I am currently trying to optimize LLVM for the ARM A64FX processor mainly focusing on Loop vectorization. For auto-vectorization of outer loop, I am working on VPlan from past couple of months. I have done few code changes for automating the usage of Vplan without external compilation flag(-enable-vplan-native-path=true) as well as without compiler hints in user’s source code(pragmas).

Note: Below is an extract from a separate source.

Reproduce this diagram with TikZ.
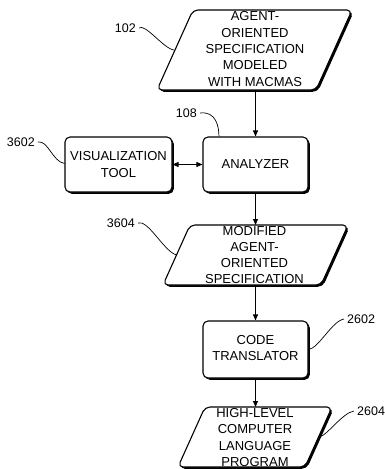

I came across the patch developed by @iamlouk (⚙ D157371 [VPlan] Support interleaving for outer-loop vectorization), which supports interleaving of loop iterations. I integrated the patch and observed a performance improvement of nearly 2X for matrix multiplication program (on specifying the interleave count as 2 as mentioned by @iamlouk). I further experimented with different values of interleave count and came to a conclusion that for matrix multiplication, the optimal interleave count is 4 and it gives an extra performance improvement of almost 20-25% than with the interleave count of 2. I am currently working on automating this patch and am also validating the results with other benchmarks.
Meanwhile, I also tried to deploy the SVE patch (⚙ D157484 [VPlan] Support scalable vectors in outer-loop vectorization) by @iamlouk, but was not successful as I was facing some issues (trying to fix the issues with @iamlouk’s help).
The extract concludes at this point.